In the proceedings which followed the Court of Appeal arrived at a rather curious decision about the effect of a breach of warranty. They ruled that such a breach did not have the effect of automatically bringing the contract of insurance to an end; it entitled the insurer to treat the contract as at an end if he so chose, but the matter was one for his choice. The club could not he said to have ceased to insure the vessel in accordance with the rules until they had formed an opinion whether there had been a breach of warranty or not.

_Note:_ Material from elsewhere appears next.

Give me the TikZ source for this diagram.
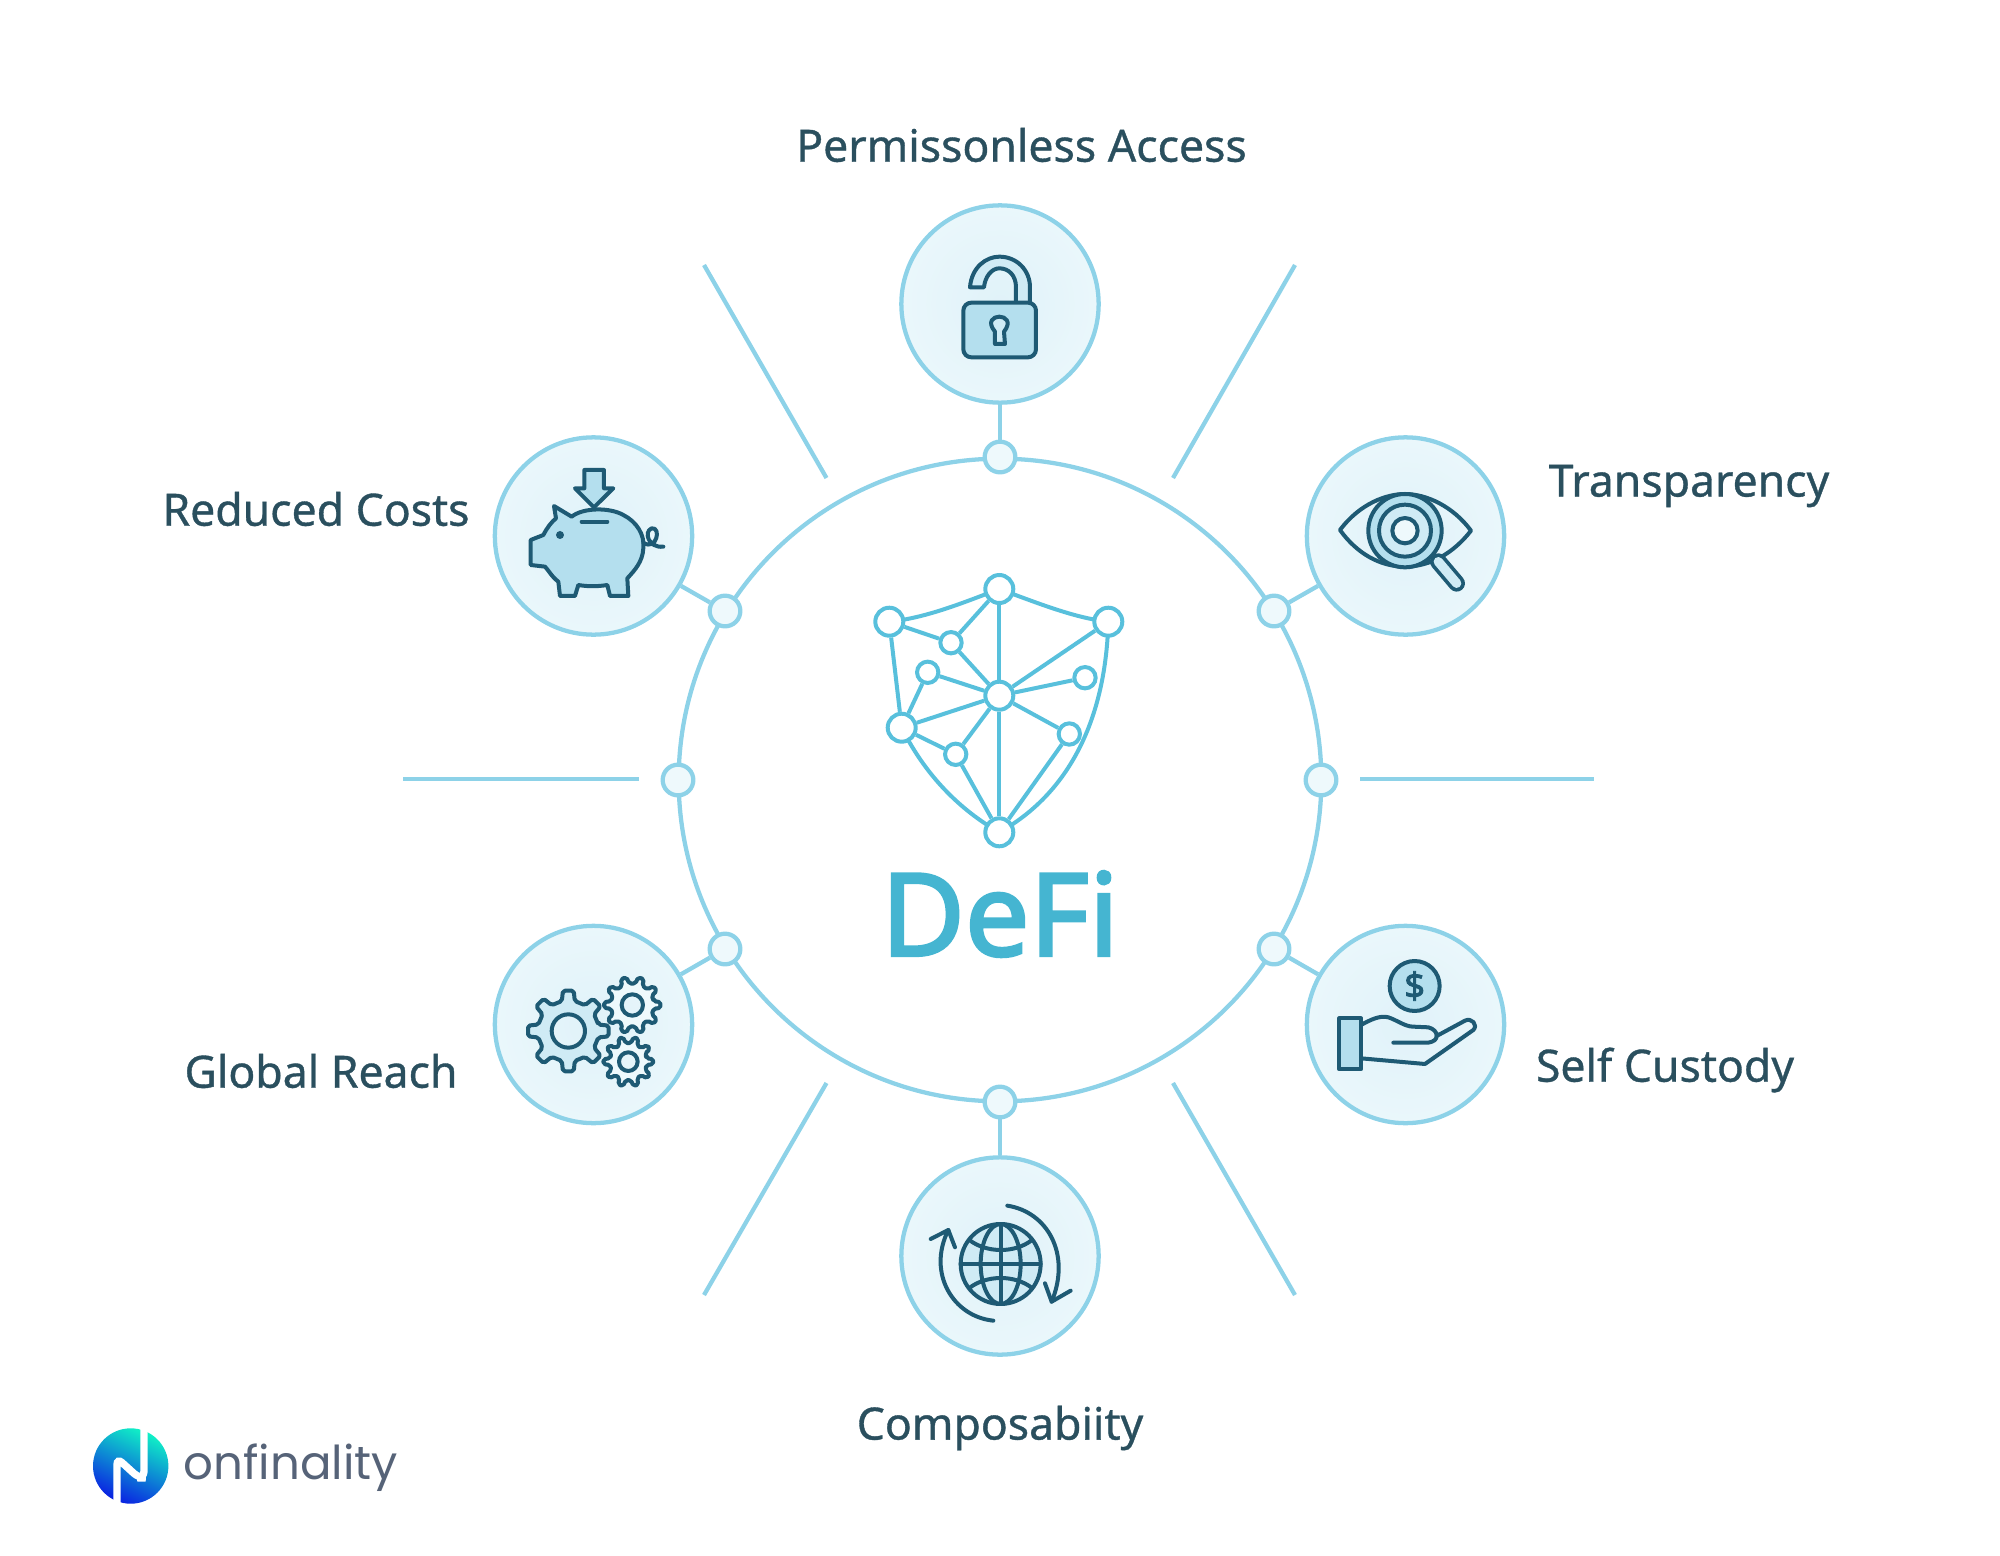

The Courts, however, did not agree with this analysis, delivering the unanimous verdict, stated that the words of S.33 (3) of the Act were clear. They showed that discharge of an insurer from liability is automatic and does not depend on any decision by the insurer to treat the contract or the insurance as at an end, though; under S.34 (3) the insurer may waive the breach of warranty. They agreed that once the vessel entered into a prohibited area she was, in ordinary business terminology, and in truth, uninsured, and so the club had ceased to insure her within the meaning of the letter of undertaking. The assignees were entitled to damages.

The true position, therefore, is that if there is a breach of warranty the cover ceases to be applicable unless the insurer subsequently affirms the contract rather than treat the occurrence as a breach of the contract by the assured. Section 34 (3) allows the insurer to waive the breach and pay for any subsequent casualty, subject to the payment of whatever additional premium may be involved.

American case history has a remarkable similarity to the decisions in the English Courts, it will be found that the general rule arising out of American cases is also that a warranty in a contract of insurance must be literally complied with, and that a breach of the warranty releases the Underwriter from liability regardless of the fact that compliance with the warranty would not have avoided the loss.

The Statement of General Insurance Practice, quoted in Chapter III, binds Underwriters, except those on marine and aviation policies, not to repudiate liability unreasonably on the grounds of a breach of warranty or condition where the circumstances of the loss are unconnected with the breach. Whether or not marine Underwriters will feel obliged to follow this practice will depend on individual circumstances, and, to some extent, on the brokers, who have a strong sense of justice and fair play.